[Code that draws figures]
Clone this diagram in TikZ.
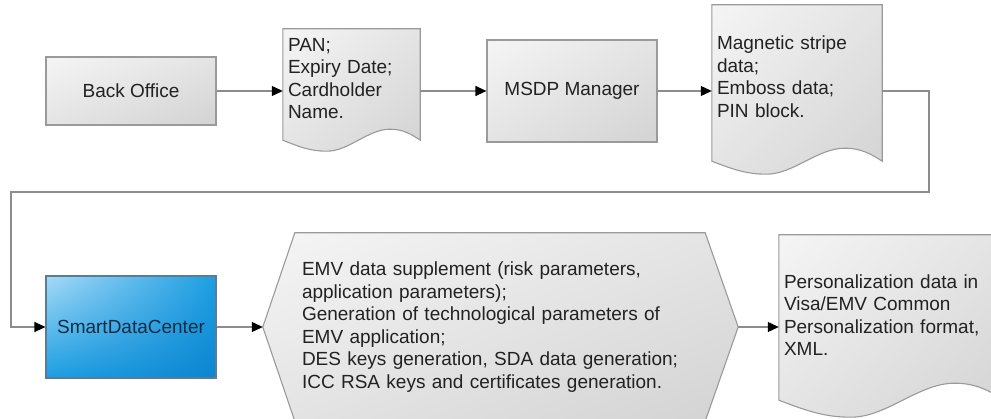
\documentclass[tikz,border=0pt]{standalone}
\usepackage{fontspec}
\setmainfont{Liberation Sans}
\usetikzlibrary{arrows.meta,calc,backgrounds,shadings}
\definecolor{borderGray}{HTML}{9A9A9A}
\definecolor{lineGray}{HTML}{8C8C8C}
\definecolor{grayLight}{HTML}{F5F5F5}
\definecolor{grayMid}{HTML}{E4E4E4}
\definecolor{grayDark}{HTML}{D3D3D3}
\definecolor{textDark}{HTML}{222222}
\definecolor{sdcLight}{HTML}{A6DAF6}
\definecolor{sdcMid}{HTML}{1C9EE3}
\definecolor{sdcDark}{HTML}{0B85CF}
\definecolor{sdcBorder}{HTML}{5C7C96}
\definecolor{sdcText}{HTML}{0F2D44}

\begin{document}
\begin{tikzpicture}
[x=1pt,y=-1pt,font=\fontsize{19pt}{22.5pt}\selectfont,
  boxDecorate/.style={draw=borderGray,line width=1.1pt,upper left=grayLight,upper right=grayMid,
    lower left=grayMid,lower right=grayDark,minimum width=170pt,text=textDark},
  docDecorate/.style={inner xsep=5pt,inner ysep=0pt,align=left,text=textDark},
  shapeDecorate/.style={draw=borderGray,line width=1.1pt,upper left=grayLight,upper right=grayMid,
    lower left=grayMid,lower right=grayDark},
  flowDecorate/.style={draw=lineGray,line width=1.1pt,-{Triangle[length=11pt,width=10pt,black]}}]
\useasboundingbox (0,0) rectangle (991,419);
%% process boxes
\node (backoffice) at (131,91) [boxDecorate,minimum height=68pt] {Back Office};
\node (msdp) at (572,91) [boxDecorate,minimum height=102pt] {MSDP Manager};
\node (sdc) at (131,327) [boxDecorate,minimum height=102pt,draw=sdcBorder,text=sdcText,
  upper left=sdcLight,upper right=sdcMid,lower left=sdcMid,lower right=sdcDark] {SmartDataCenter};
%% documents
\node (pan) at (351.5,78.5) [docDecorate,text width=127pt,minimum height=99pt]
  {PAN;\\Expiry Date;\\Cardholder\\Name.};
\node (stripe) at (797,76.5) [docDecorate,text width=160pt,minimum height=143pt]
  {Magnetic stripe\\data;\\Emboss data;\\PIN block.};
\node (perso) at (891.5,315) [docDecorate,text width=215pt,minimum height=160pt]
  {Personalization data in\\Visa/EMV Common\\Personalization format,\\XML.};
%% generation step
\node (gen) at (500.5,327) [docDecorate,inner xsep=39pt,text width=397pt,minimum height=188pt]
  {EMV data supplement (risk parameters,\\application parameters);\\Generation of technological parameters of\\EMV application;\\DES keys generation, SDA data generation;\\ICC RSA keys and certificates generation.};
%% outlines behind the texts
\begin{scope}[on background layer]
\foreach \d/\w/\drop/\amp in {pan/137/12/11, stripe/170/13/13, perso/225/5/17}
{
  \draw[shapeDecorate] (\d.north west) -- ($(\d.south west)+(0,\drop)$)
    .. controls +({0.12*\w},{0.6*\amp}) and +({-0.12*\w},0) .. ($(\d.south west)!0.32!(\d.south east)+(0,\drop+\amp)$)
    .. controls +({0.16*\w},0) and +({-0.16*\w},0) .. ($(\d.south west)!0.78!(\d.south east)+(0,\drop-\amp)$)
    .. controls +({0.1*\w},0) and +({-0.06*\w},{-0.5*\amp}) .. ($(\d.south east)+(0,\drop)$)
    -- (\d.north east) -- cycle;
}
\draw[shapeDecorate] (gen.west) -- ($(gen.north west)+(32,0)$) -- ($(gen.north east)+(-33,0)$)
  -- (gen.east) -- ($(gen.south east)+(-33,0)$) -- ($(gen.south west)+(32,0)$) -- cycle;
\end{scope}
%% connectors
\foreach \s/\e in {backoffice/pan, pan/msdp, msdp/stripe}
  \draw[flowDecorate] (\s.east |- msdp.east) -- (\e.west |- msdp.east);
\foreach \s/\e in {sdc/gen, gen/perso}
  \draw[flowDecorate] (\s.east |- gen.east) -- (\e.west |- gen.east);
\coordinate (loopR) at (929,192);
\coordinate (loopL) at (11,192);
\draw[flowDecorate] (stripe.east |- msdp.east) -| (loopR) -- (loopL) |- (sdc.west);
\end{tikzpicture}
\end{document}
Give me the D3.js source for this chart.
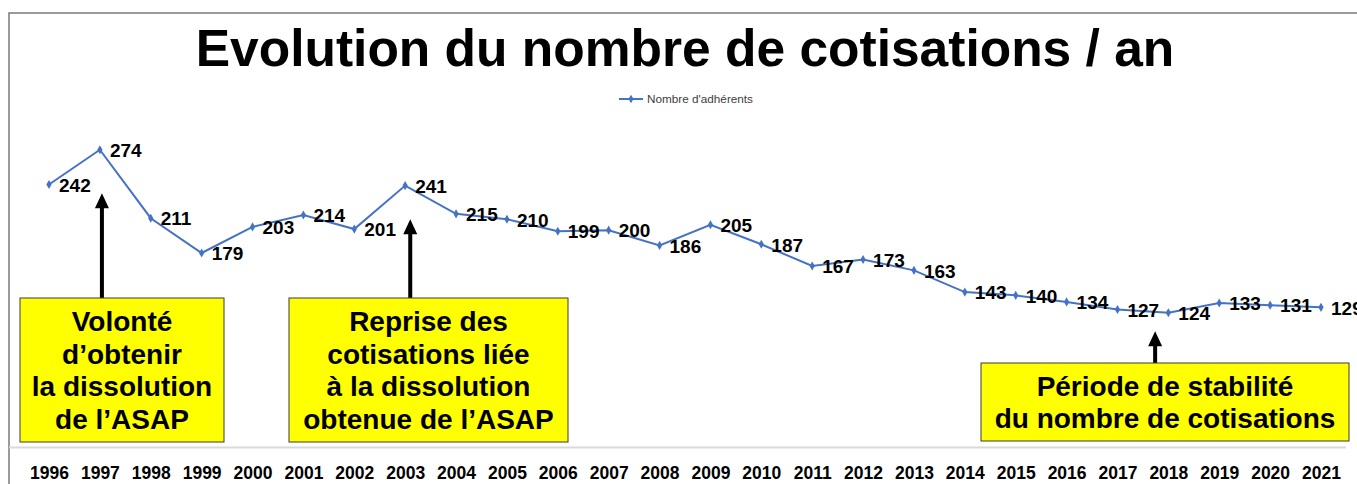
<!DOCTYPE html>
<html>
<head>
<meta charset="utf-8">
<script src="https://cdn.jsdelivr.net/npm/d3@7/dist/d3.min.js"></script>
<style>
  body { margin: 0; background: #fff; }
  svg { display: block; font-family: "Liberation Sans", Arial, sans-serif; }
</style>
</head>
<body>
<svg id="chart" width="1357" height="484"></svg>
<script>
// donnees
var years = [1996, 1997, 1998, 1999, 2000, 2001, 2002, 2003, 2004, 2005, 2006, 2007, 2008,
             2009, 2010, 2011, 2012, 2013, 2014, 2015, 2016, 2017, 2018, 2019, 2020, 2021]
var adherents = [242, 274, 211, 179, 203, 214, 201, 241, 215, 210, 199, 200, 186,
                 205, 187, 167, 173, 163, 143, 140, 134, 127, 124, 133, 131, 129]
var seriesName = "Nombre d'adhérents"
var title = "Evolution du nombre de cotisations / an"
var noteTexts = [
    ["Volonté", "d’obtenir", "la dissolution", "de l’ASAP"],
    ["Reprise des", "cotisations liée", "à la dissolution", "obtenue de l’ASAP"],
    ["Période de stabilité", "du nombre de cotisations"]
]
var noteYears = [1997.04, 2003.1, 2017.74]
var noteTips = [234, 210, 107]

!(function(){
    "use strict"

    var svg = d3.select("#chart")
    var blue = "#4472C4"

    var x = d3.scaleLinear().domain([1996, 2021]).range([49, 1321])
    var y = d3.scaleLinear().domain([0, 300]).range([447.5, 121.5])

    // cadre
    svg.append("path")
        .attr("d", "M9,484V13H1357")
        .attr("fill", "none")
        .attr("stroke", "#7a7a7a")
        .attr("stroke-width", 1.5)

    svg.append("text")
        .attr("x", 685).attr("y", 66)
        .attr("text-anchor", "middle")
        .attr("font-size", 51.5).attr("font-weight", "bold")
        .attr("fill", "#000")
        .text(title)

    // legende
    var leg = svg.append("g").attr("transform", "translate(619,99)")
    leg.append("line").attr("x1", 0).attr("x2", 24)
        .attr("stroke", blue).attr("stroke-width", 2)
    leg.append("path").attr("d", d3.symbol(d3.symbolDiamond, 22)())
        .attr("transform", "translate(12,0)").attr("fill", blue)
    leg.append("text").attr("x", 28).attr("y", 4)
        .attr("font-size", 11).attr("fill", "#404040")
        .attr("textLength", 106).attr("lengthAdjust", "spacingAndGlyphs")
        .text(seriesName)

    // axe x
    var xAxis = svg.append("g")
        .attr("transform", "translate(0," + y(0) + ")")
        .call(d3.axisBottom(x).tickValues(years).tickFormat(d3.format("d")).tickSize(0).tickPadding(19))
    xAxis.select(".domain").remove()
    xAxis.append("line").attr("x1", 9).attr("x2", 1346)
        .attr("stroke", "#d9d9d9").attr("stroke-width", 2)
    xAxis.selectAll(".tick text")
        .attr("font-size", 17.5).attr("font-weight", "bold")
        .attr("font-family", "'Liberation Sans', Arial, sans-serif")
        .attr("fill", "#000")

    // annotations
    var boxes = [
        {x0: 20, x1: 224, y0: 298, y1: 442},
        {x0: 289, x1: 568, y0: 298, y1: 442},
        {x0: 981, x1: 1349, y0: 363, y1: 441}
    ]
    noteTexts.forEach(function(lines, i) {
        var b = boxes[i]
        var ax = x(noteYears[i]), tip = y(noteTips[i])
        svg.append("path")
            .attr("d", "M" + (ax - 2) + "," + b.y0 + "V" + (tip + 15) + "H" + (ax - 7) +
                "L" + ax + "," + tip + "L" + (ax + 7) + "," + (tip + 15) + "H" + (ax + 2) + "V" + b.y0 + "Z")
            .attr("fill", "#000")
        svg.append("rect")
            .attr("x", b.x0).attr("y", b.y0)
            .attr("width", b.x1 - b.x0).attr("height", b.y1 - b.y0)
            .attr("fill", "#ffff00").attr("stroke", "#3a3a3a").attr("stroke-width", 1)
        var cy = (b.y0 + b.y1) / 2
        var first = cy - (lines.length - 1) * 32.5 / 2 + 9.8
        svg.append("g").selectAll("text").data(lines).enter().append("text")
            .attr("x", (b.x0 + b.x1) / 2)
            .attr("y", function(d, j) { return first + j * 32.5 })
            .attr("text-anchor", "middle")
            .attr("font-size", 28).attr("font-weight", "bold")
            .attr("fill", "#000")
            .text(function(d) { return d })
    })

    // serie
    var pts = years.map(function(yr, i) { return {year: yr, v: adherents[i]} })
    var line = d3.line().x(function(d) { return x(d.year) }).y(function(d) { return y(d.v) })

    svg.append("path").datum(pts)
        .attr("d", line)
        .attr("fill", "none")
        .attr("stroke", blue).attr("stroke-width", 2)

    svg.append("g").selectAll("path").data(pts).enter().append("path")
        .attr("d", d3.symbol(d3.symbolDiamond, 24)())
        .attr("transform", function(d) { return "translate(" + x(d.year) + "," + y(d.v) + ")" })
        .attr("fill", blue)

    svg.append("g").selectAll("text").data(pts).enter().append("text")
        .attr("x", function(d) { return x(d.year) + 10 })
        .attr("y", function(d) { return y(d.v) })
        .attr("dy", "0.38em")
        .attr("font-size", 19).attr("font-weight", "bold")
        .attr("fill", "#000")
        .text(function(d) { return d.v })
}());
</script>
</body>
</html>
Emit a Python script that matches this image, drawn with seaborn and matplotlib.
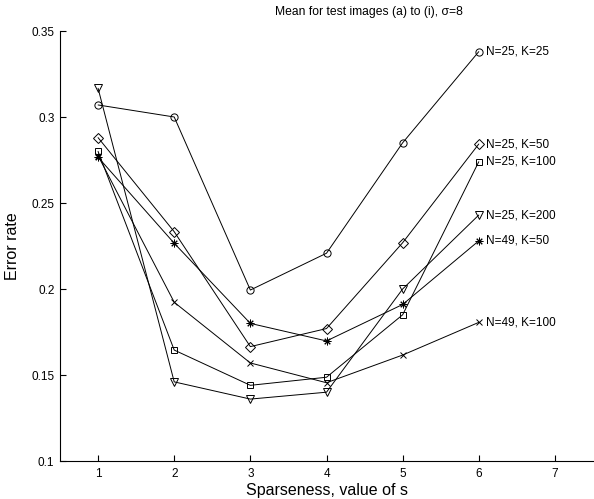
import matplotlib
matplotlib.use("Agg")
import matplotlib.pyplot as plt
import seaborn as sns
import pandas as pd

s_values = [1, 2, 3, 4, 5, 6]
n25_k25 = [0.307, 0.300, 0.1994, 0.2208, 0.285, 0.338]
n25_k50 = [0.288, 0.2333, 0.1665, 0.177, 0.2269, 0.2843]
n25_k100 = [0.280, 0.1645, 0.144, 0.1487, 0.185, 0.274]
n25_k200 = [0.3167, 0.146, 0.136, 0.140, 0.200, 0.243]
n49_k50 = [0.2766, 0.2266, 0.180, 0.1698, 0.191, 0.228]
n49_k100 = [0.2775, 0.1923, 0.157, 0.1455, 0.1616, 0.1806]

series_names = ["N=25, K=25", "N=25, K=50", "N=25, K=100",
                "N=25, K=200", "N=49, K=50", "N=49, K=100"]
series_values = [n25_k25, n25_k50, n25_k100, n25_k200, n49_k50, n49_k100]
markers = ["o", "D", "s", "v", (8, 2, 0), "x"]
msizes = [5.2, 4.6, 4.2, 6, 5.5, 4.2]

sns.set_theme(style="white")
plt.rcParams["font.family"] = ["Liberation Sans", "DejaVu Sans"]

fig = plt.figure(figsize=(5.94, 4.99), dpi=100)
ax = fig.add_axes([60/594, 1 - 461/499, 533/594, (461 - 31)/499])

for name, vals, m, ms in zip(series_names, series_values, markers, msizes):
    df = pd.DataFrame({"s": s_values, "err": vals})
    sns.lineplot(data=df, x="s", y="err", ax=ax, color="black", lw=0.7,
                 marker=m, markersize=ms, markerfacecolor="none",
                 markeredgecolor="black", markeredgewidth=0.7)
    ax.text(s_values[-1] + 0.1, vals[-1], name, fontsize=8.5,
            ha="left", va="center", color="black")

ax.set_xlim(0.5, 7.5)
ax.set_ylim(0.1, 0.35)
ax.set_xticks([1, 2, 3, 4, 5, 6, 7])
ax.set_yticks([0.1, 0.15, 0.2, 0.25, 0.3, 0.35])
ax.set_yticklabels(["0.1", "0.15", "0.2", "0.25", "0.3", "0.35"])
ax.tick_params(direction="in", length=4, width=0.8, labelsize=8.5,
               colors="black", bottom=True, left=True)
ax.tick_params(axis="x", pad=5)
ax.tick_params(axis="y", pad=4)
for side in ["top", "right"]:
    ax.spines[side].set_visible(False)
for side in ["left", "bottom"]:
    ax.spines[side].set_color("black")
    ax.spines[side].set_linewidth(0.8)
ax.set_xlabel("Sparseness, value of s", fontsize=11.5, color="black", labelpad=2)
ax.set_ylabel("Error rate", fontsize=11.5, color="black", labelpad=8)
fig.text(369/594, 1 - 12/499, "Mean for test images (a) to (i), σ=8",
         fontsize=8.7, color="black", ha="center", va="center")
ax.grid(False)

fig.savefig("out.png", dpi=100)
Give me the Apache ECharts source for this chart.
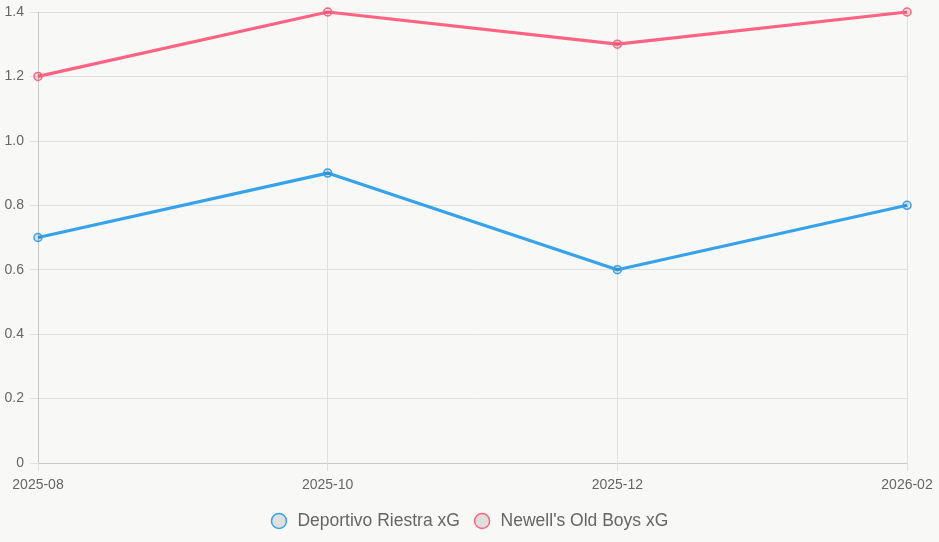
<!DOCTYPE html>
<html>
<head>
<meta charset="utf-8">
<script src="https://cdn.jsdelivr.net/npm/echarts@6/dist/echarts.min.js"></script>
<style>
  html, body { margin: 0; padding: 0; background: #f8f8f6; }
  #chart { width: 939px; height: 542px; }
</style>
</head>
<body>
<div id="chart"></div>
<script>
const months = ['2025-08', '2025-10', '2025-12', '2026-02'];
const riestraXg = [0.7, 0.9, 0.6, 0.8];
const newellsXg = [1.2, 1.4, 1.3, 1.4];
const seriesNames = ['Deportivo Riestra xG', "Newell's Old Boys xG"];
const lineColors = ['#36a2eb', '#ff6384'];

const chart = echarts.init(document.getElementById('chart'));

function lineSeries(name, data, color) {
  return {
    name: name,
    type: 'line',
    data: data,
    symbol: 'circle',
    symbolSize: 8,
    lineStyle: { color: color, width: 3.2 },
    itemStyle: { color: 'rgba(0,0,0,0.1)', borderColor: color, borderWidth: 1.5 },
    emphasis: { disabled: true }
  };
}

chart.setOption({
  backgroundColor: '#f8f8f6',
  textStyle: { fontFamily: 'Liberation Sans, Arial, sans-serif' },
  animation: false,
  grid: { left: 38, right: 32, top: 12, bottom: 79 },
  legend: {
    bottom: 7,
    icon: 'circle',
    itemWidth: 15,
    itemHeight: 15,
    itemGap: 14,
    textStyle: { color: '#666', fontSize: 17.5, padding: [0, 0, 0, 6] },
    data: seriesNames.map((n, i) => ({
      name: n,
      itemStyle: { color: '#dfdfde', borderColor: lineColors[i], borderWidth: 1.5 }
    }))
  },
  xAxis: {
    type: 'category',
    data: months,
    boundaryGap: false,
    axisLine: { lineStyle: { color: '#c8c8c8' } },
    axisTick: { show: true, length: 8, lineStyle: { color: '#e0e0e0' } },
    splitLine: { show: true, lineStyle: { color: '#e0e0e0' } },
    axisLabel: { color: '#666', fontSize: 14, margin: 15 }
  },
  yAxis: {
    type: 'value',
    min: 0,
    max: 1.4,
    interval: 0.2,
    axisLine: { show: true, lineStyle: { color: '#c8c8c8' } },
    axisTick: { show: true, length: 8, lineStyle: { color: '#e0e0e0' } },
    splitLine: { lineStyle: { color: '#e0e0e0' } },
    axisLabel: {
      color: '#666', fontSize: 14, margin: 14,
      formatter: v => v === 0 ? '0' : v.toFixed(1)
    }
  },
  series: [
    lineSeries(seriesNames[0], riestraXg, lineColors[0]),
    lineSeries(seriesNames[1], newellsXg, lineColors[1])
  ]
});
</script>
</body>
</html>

**WHAT YOU WILL DO:**
Leave the pictures out and copy exactly the lines from the one with "Emit a Python" to the one with "n49_k100 = [0.2775, 0.1923, 0.157, 0.1455, 0.1616, 0.1806]", both included.

**PROBLEM SOLUTION:**
Emit a Python script that matches this image, drawn with seaborn and matplotlib.
import matplotlib
matplotlib.use("Agg")
import matplotlib.pyplot as plt
import seaborn as sns
import pandas as pd

s_values = [1, 2, 3, 4, 5, 6]
n25_k25 = [0.307, 0.300, 0.1994, 0.2208, 0.285, 0.338]
n25_k50 = [0.288, 0.2333, 0.1665, 0.177, 0.2269, 0.2843]
n25_k100 = [0.280, 0.1645, 0.144, 0.1487, 0.185, 0.274]
n25_k200 = [0.3167, 0.146, 0.136, 0.140, 0.200, 0.243]
n49_k50 = [0.2766, 0.2266, 0.180, 0.1698, 0.191, 0.228]
n49_k100 = [0.2775, 0.1923, 0.157, 0.1455, 0.1616, 0.1806]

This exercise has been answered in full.